This
is from a New Zealand blog
ARCTIC
SEA ICE TIME BOMB TICKING: THE BANG’S GONNA BE HUGE
24
July, 2013
Reading
this
press release
about a new
paper
in Palaeogeography,
Palaeoclimatology, Palaeoecology
spoiled my day. It might not be obvious to a casual reader just
glancing through the morning news — but a couple of paragraphs
leapt out at me:
Atmospheric
carbon dioxide concentrations recently reached 400 parts per million
for the first time since the Pliocene Epoch, three million years ago.

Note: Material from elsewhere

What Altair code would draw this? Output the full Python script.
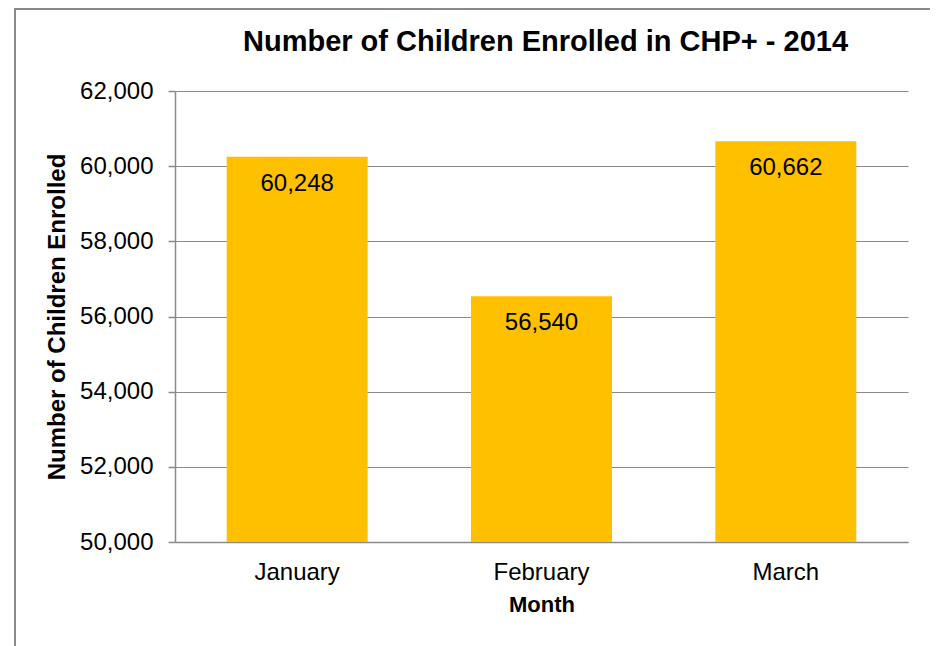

During this era, Arctic surface temperatures were 15-20 degrees
Celsius warmer than today’s surface temperatures.
Ballantyne’s
findings suggest that much of the surface warming likely was due to
ice-free conditions in the Arctic. That finding matches estimates of
land temperatures in the Arctic during the same time. This suggests
that atmospheric carbon dioxide concentrations of 400 ppm may be
sufficient to greatly reduce the spatial extent and seasonal
persistence of Arctic sea ice.
In
other words, losing Arctic sea ice brings huge warming to the lands
around the Arctic Ocean. This is extremely bad news for a number of
reasons:
We’re
losing the Arctic sea ice well ahead of any schedule derived from
model predictions. The sea ice summer minimum could drop below 1
million km2
within a decade. I have argued
that it might be even sooner…
Arctic
warming and sea ice losses are already impacting northern hemisphere
weather patterns.
Once
the summer sea ice has gone, it’s only a question of how long it
will take for the winter ice to disappear. When I last looked at this
issue, three years ago, I suggested
this might happen much sooner than anyone expected — perhaps by the
2040s.
When
I wrote that post, I suggested that — if we were unlucky — winter
ice loss could be within the current climate commitment — that is,
within the warming we would expect to see from current levels of
greenhouse gases. Ballantyne et al’s new paper explicitly supports
that view.
The
consequences of warming of 10ºC to 20ºC on the lands around the
Arctic Ocean are horrendous. Recent
research
suggests that total warming of as little as 1.5ºC could be enough to
start major releases of methane as permafrost in Alaska, Canada and
Siberia melts. There are also huge deposits of methane beneath the
East Siberian Shelf (ESS) that are already beginning to discharge to
the atmosphere as their permafrost cap begins to disintegrate under a
warming ocean.
A
persistent large scale release of methane would transform the global
climate system and make efforts to contain warming by reducing
anthropogenic emissions more or less futile. We would be heading far
beyond 2ºC deep into the realms of catastrophe.
Just
to complete my bad day, this Guardian
report
on a new paper modelling the economic costs of a 50 Gt methane
release from the ESS suggests that the impact would generate an
“extra $60 trillion (net present value) of mean climate change
impacts” — comparable to total global GDP at present. World
economy over, in other words.
This
should be headline news. It should be plastered all over the front
pages of newspapers and web sites around the world. TV pundits should
be demanding action from the politicians who have put action on
emissions reductions in the “too hard” basket. The evidence is
beginning to suggest that Wally Broecker’s angry
beast,
fed up with being prodded with ever bigger sticks, is going to bite
back hard — and bite back soon. Is there time to stop all this
happening? Perhaps — but it will take a huge effort, a wartime
response when the world is being led by billionaires, ideologues and
their appeasers intent on denying reality. We’re sleepwalking to
disaster. By the time we wake up, it will be too late.